O que queres ser quando fores grande?

Quando tinha sete anos e me perguntavam o que queria ser quando crescesse, as respostas variavam consoante o meu estado de espírito. Passei a fase de bailarina, apesar de ter tanto jeito para a dança como um rinoceronte com os copos. Passei pela fase da princesa, numa era de deslumbramento com o recente casamento de conto de fadas da Diana, sem saber ainda o que eram papparazzi que perseguem as pessoas famosas até à morte. Passei pela fase da cozinheira, numa altura em que ainda não se falava de Gordon Ramsey nem Jamie Oliver nem Nigella Lawson nem Ferran Adrià nem nada do género, só mesmo do chefe Silva de chapéu alto e ar soturno nas capas da Teleculinária (não, o Goucha ainda não se dedicava aos pratos nessa altura), e fazia os meus pratos com terra e areia e saibro, com bugalhos e pétalas de flores e folhas, ocasionalmente alguns grãos de milho e arroz que surripiava à socapa da cozinha, e usava o meu trem de panelas branco com asas pretas e tampas vermelhas, não umas panelas XPTO que até dizem «papá» e «mamã». Passei pela fase do presidente da República, já desencantada com a classe política em geral e cheia de vontade de mudar o statu quo. Passei pela fase da escritora que haveria de ser a primeira pessoa em Portugal a ganhar o Nobel da Literatura, mas ainda que a fase não tenha passado de todo o José Saramago adiantou-se e pelo menos uma parte do desejo já não poderá nunca ser cumprida. Passei pela fase de astronauta, ainda que um bocadinho mais tarde, fruto da comoção com a explosão do Challenger. Também essa me passou, há que ser realista, seria virtualmente impossível uma miúda de S. João da Madeira chegar à NASA e ir para o espaço, no sentido literal da expressão, e por isso também esse sonho foi para o espaço, agora no sentido figurado. Depois vieram outras, da médica que ia inventar a cura para a sida, de palhaço, muito por culpa de uma fantasia de carnaval, de cabeleireira, ainda que não tenha pachorra nenhuma para os cabelos e os meus são o vivo espelho disso, e uma infinidade de outras coisas que agora não me ocorrem.

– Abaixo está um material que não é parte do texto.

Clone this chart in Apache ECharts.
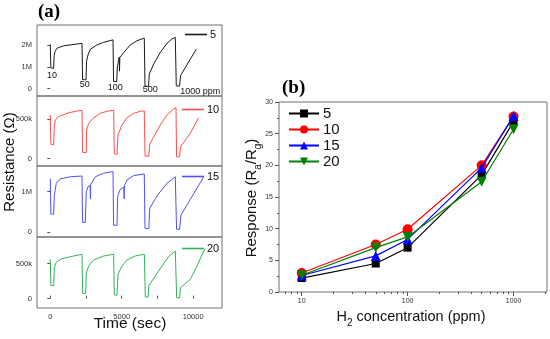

Por isso fiquei com um tremendo nó na garganta quando ouvi o meu monstrinho das bolachas de sete anos, em conversa de almofada com o pai, dizer que tem receio de, quando for grande, vir a ser desempregado e de não conseguir arranjar emprego quando crescer. E fiquei a pensar que há medos maiores que o bicho-papão, o lobo mau, o homem do saco ou o que quer que usassem para me assustar quando era uma miúda de sete anos que sonhava ser bailarina, princesa, cozinheira, presidente da República, escritora, astronauta, médica, palhaça, cabeleireira ou uma infinidade de outras coisas. Há outros monstros, estes sim, bem reais, a tirar o sono e os sonhos às nossas crianças de sete anos.